Training the next generation of systems scientists
Any forward-looking strategy should of course also include a capacity-building component. In this regard, the institute postdoc opportunities and its flagship Young Scientists Summer Program (YSSP) have been instrumental in building capacity in systems thinking and analysis by educating and training a new generation of scientists, professionals, and leaders for almost as long as IIASA has been in existence.
As part of the new strategy, training activities at IIASA are being expanded substantially to go beyond its current constituencies to include key decision makers and influencers. As one of the world-leading one-stop destinations for systems analysis, IIASA is also making it its mission to make its data, models, and analytical tools openly available to the research community in a responsible manner.
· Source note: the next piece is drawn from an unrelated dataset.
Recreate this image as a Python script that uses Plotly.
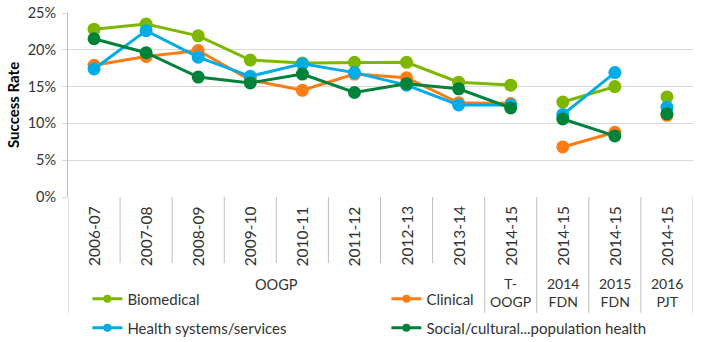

“We are confident that the new strategy IIASA will soon embark on will more emphatically address the much needed systems science perspective to systematically and comprehensively reduce human footprints and enhance the resilience of natural and socioeconomic systems in pursuit of a sustainable future for humanity,” commented IIASA Deputy Director General for Science, Leena Srivastava. “IIASA has a clear head start in terms of tools, methods, and models to make it nimble enough to be responsive to the needs of society in times of great uncertainty associated with unforeseen events like the COVID-19 crisis, and also to address compound risk and the multiple dimensions of sustainability. I look forward to being part of the journey to make the objectives of the new strategy a reality.”